Friday, October 06, 2006

Am I Honest?

I take immense pride in calling myself honest. Till recently, for me honesty comprised only of- being truthful and never cheating during exams, minor or important. Now there’s something more to it. Honesty of thought. Honesty in action. Those are however not the issues I would like to deal with, now.
When I was quite young, during a minor class-test, I remember refusing to pen down an answer I already knew, because a friend next to me had spoken it out aloud. Most people would perhaps categorise this action of mine under juvenile-stupidity.. but I was proud of my honesty. Since childhood I have never once lied to gain something for myself, neither placated myself by some self-deceiving lies nor tried elevating my position by braggadocio. But a question that perturbs me no end is- how much of this drive for honesty is a part of my individuality? Perhaps this is a result of my upbringing, the immediate environment surrounding me and some ethics inculcated in me. Had I not been a well-cared-for daughter of a happy, economically unconstrained family, would I have been eligible to claim the ethical high-ground for myself as I am now doing? Had I hailed from an economically backward family, with the entire responsibility of the household to shoulder, would I have refused to take recourse to ‘unfair means’ during a crucial course-of-life determining exam? I have no answer to that. I have no answer to that riddle. Perhaps yes, perhaps no. and this brings me to the final question..am I really honest?

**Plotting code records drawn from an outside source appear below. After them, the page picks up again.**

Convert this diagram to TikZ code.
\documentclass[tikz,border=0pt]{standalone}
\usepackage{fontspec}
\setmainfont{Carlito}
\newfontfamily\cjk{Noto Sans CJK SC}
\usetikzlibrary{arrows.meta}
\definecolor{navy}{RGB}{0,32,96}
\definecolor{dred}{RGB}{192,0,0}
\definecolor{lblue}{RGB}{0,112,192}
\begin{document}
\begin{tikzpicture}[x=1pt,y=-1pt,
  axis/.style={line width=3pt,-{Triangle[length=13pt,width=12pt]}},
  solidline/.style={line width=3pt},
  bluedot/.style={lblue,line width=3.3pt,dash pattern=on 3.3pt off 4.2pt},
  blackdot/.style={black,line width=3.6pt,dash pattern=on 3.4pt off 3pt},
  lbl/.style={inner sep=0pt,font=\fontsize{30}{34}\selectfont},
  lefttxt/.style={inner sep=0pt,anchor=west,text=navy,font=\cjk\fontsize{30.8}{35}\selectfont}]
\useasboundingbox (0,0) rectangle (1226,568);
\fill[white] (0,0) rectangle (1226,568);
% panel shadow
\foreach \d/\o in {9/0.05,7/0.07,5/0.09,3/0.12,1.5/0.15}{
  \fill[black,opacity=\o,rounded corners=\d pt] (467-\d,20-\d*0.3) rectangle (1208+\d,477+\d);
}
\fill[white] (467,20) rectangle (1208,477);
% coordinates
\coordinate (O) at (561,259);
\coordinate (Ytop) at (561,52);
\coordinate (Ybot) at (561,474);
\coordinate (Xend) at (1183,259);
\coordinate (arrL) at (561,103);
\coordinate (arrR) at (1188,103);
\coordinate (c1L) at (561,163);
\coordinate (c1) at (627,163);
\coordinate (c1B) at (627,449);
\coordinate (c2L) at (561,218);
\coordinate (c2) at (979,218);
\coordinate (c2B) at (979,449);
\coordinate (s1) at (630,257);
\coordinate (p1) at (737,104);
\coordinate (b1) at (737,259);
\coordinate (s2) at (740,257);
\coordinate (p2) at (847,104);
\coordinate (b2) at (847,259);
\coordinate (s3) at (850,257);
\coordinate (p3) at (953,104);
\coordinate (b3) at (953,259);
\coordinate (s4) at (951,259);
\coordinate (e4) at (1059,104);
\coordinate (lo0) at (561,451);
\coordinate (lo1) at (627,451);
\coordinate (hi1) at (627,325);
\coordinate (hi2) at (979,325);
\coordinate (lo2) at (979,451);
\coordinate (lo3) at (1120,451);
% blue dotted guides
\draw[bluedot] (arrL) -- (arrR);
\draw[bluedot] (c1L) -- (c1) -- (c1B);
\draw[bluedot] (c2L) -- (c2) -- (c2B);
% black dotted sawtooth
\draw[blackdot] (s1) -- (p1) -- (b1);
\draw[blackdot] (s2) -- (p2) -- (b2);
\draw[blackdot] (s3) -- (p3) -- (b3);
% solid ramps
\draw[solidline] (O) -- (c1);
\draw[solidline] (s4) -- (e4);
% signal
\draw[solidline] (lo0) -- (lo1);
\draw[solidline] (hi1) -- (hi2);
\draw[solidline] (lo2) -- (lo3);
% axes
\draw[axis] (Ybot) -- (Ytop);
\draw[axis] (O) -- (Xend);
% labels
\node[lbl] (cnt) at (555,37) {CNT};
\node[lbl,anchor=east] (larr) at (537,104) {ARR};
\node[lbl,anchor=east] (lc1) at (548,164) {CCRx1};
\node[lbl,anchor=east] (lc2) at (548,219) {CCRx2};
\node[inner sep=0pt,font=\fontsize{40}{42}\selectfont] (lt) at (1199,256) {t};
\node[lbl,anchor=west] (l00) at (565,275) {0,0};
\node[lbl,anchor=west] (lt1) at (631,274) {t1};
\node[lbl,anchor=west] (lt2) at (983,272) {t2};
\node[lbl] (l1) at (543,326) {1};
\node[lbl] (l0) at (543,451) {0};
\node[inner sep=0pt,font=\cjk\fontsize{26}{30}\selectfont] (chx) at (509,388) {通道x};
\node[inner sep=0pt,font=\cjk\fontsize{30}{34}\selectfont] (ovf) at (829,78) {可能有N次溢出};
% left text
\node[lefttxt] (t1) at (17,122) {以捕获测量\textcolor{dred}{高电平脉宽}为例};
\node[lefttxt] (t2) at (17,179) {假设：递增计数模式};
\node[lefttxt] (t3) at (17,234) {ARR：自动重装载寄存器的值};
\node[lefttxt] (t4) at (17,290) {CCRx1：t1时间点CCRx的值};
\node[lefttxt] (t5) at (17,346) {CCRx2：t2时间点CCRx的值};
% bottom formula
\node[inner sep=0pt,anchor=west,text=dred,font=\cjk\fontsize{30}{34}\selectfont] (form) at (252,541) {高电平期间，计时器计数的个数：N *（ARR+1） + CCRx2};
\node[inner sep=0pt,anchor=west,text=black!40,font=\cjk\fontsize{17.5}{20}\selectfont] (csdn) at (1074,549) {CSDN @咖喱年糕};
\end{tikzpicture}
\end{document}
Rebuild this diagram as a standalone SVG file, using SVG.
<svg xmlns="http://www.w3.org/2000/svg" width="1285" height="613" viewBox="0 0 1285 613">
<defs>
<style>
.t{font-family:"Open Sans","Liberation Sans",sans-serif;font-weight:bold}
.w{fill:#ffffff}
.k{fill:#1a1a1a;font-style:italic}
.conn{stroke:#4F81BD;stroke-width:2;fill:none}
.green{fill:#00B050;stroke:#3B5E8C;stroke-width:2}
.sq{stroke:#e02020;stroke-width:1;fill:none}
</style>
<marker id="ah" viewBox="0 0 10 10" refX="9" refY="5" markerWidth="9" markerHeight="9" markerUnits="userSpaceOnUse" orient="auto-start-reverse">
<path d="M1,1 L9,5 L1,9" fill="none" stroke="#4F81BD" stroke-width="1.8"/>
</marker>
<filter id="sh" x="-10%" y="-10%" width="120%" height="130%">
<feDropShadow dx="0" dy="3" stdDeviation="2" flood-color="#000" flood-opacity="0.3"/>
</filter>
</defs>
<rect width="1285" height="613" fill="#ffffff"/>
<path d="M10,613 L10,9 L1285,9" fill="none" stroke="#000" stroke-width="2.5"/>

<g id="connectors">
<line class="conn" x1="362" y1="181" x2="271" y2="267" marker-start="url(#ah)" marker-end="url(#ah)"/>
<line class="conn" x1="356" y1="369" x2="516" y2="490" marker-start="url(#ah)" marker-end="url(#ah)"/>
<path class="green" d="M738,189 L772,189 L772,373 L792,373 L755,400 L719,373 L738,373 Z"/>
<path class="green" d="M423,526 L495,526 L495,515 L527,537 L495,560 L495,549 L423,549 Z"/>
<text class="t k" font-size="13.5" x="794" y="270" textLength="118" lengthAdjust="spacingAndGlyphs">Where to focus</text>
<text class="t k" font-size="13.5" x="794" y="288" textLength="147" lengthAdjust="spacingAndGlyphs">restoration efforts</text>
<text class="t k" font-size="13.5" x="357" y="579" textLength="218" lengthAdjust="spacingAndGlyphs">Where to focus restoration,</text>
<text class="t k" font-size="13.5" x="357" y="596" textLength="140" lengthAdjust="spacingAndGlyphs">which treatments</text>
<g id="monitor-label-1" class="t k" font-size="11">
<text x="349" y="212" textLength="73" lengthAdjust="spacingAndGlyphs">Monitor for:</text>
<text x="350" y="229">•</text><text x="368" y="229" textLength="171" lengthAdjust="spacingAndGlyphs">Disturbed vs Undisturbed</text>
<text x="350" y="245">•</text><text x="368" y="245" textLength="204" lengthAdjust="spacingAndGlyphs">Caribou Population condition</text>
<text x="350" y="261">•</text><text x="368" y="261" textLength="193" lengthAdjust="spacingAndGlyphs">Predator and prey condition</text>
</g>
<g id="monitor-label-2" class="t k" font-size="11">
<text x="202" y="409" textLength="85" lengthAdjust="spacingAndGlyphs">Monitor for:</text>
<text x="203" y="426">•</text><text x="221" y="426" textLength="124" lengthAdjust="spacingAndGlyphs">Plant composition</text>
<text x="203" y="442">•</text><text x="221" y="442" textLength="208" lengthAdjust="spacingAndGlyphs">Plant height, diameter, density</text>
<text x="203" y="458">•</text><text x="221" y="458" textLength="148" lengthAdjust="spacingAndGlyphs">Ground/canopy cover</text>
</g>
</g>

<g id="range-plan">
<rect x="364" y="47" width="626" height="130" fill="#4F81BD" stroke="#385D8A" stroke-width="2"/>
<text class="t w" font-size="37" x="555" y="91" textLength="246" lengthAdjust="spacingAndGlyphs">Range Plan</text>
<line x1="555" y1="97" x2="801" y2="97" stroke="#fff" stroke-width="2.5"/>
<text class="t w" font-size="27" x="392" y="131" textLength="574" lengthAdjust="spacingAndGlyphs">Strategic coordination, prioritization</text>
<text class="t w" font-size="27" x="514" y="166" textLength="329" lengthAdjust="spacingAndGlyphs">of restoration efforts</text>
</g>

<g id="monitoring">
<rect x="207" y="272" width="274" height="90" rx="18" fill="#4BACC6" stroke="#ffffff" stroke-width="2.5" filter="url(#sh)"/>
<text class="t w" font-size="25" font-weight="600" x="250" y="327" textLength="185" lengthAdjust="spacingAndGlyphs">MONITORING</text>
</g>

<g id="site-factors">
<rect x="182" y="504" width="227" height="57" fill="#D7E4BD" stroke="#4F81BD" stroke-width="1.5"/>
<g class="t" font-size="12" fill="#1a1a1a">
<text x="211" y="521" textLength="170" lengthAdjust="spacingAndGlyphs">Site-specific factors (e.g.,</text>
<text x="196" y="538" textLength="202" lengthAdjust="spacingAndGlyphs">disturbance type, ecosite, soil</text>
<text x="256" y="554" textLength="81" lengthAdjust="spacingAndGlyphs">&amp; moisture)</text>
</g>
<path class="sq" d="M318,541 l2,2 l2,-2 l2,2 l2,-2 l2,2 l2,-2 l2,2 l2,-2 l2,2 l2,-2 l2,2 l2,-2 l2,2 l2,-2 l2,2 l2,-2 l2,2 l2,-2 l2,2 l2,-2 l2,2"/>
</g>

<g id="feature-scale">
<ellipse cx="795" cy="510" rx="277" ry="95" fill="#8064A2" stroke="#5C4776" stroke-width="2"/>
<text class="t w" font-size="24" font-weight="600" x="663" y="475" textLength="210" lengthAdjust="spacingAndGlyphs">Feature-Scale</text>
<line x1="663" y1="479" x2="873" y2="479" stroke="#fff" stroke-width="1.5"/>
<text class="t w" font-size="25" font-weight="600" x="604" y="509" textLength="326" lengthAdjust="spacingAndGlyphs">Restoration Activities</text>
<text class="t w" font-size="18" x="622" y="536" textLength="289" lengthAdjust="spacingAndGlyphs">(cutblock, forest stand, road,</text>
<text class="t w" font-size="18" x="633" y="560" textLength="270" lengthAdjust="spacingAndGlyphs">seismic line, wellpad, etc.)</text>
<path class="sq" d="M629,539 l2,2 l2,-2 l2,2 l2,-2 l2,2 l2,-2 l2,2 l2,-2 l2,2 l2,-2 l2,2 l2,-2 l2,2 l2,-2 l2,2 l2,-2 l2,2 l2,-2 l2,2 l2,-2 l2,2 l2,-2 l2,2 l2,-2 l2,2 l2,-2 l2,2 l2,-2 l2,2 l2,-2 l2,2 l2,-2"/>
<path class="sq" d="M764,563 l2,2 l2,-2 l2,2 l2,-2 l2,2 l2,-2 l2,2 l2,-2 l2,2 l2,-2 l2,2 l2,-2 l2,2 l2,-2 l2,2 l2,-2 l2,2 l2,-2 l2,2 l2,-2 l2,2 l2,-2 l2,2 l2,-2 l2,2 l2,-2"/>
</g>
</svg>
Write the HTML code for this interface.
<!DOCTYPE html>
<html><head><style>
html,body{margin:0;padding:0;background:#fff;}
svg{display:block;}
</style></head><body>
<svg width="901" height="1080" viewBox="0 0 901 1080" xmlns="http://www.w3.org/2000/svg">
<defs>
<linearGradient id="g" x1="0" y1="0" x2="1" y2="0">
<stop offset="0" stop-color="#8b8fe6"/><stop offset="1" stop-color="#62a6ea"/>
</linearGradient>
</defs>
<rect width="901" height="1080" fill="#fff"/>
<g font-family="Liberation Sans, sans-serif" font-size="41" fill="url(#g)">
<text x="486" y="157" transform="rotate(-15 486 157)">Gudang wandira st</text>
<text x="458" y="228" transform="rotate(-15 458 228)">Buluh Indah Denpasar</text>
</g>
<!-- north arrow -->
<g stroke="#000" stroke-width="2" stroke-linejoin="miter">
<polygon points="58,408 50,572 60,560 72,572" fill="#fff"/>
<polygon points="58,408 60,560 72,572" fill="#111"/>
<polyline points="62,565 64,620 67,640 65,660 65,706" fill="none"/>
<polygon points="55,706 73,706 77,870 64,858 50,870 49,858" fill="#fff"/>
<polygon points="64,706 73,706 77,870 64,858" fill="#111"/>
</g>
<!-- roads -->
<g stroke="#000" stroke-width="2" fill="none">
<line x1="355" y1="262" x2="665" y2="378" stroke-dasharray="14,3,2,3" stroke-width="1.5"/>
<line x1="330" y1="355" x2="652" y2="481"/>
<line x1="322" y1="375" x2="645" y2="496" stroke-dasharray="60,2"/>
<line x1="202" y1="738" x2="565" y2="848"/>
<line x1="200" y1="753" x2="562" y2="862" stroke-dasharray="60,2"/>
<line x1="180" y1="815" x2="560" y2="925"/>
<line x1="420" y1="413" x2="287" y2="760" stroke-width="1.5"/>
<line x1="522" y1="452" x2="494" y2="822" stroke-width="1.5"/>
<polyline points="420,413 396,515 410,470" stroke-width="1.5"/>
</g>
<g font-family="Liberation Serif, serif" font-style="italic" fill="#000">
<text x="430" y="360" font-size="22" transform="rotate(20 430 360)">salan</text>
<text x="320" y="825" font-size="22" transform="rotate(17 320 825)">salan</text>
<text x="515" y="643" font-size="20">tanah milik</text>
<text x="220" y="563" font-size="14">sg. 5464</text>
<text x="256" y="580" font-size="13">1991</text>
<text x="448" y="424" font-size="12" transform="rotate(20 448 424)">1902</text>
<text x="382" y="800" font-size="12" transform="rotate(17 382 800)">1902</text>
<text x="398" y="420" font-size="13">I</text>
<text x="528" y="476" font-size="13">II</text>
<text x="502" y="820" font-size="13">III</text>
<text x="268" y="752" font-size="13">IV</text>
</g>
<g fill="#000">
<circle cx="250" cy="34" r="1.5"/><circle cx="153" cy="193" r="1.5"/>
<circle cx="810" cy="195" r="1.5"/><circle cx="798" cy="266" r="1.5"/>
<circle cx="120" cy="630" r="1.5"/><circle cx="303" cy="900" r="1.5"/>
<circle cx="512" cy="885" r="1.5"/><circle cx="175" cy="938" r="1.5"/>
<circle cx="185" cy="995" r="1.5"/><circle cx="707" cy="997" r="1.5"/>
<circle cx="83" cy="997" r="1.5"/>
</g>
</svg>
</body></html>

Or is it just an effect of my surroundings on my mental constitution? After-all honesty, these days is nothing but a psychological imbalance.

2 comments:

Sayan Sarkar said...

honesty is never a psychological imbalance- a virtue is a virtue nonetheless. but thankfully someone is prudent enough to know that honesty is not synonymous with truthfulness.

Arnab Gupta said...

Something to think about...
But that brings us to those people who choose to be honest even though they are indeed economically constrained.

They are perhaps the only ones who can proudly call themselves honest.